27. Education and training
You can deduct expenses related to furthering your education if it helps bring value to your business or allows you to gain more expertise in your business’s industry.
The following educational expenses typically qualify for this deduction:
- Courses and classes related to your industry
- Books needed for research
- Seminars and webinars
- Networking events
- Trade publication subscriptions
- Fees associated with necessary qualification or certificate programs
- Travel expenses to get to training events or workshops
28. Moving expenses
Before 2018, taxpayers were allowed to claim moving expenses as a personal tax deduction. However, only military individuals and business owners can now claim the cost of moving on their tax returns.
Deductible moving expenses may include:
- Brokerage commissions to help secure a new location
- Surveying the space
- Packing and loading
Ensure you record all costs associated with moving your business to a new location.
29. Charitable donations
If you make charitable donations throughout the year to qualifying organizations, you can claim these on your tax return. How to claim them depends on your business’s entity. For example, if you’re a sole proprietorship, LLC or partnership, you must declare these on your personal tax return. However, corporations can claim these on their corporate tax return.
How to write off business expenses
Your business entity determines how you report your earnings and business tax deductions.

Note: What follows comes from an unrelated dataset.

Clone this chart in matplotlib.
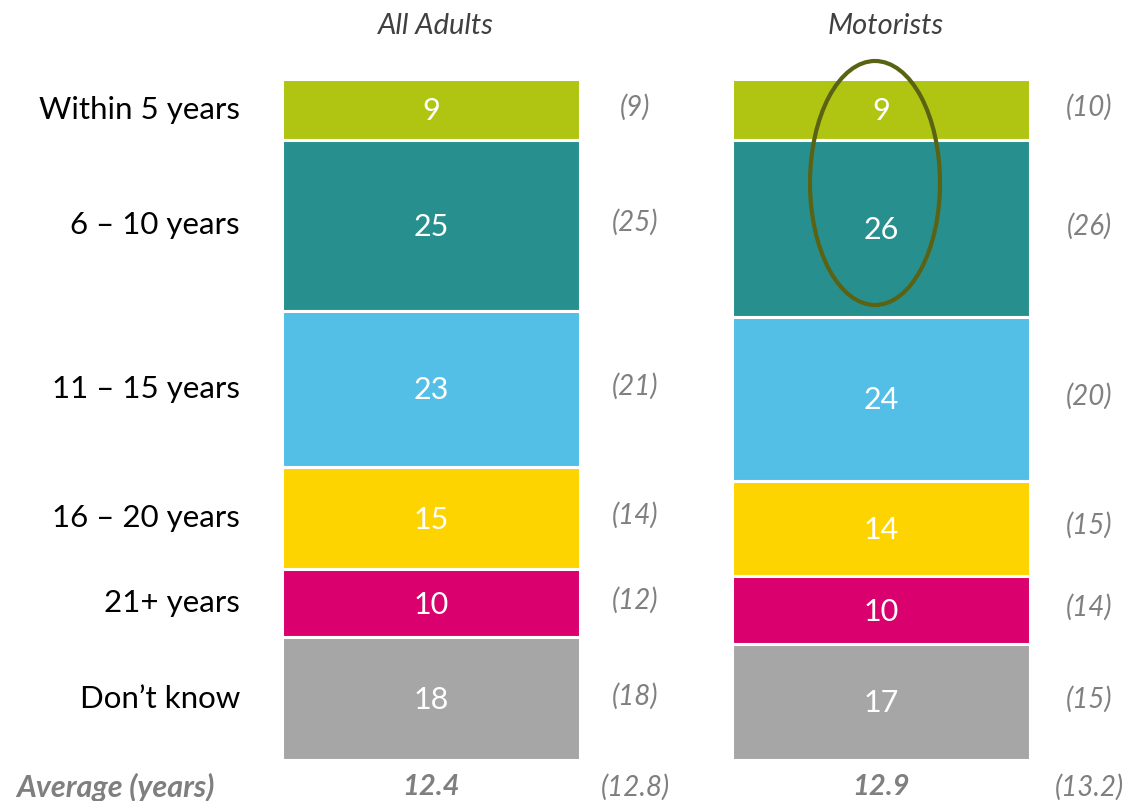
import matplotlib
matplotlib.use("Agg")
import matplotlib.pyplot as plt
from matplotlib.patches import Ellipse

plt.rcParams['font.family'] = ['Lato', 'DejaVu Sans']

categories = ["Within 5 years", "6 \u2013 10 years", "11 \u2013 15 years",
              "16 \u2013 20 years", "21+ years", "Don\u2019t know"]
groups = ["All Adults", "Motorists"]
all_adults = [9, 25, 23, 15, 10, 18]
motorists = [9, 26, 24, 14, 10, 17]
all_adults_prev = ["(9)", "(25)", "(21)", "(14)", "(12)", "(18)"]
motorists_prev = ["(10)", "(26)", "(20)", "(15)", "(14)", "(15)"]
averages = ["12.4", "12.9"]
averages_prev = ["(12.8)", "(13.2)"]
avg_label = "Average (years)"

colors = ["#afc512", "#27908f", "#54bfe6", "#fed400", "#da006e", "#a6a6a6"]

W, H = 1128, 801
fig = plt.figure(figsize=(W / 100, H / 100), dpi=100)
# axes: y 0..100 maps to pixel 79..760
ax = fig.add_axes([0, 41 / H, 1, 681 / H])
ax.set_ylim(100, 0)
ax.set_xlim(-431 / 450, (W - 431) / 450)
ax.axis('off')

bar_w = 298 / 450
series = [all_adults, motorists]
prevs = [all_adults_prev, motorists_prev]
prev_dx = [204 / 450, 208 / 450]

for gi, vals in enumerate(series):
    bottom = 0
    for ci, v in enumerate(vals):
        ax.bar(gi, v, bottom=bottom, width=bar_w, color=colors[ci],
               edgecolor='white', linewidth=2.2, align='center')
        mid = bottom + v / 2
        ax.text(gi, mid + 0.2, str(v), ha='center', va='center', color='white',
                fontsize=22)
        ax.text(gi + prev_dx[gi], mid - 0.4, prevs[gi][ci], ha='center', va='center',
                color='#808080', fontsize=20, style='italic')
        bottom += v
    ax.text(gi + 5 / 450, -7.8, groups[gi], ha='center', va='center',
            color='#404040', fontsize=21, style='italic')
    ax.text(gi, 104.0, averages[gi], ha='center', va='center',
            color='#7f7f7f', fontsize=21, style='italic', weight='bold')
    ax.text(gi + prev_dx[gi], 104.0, averages_prev[gi], ha='center', va='center',
            color='#7f7f7f', fontsize=20, style='italic')

# category labels aligned to All Adults segments
bottom = 0
for ci, v in enumerate(all_adults):
    mid = bottom + v / 2
    ax.text(-431 / 450 + 240 / 450, mid, categories[ci], ha='right', va='center',
            color='black', fontsize=22.5)
    bottom += v

ax.text(-431 / 450 + 115 / 450, 104.0, avg_label, ha='center', va='center',
        color='#7f7f7f', fontsize=22, style='italic', weight='bold')

# highlight ellipse around Motorists top two values
ell = Ellipse((1 - 6 / 450, (183 - 79) / 6.81), width=130 / 450,
              height=244 / 6.81, fill=False, edgecolor='#5a6313', linewidth=3,
              clip_on=False)
ax.add_patch(ell)

fig.savefig("out.png", dpi=100)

- Sole proprietorships: Use a Schedule C form
- LLC partnership: Use Form 1065
- Corporation: Use Form 1120
Struggling to stay on top of expenses throughout the year? Consider using small business tax software to keep your finances organized and ready to go when tax season hits. And remember to refer to the IRS publication 535 for the most up-to-date list of business expense categories before filing your business taxes.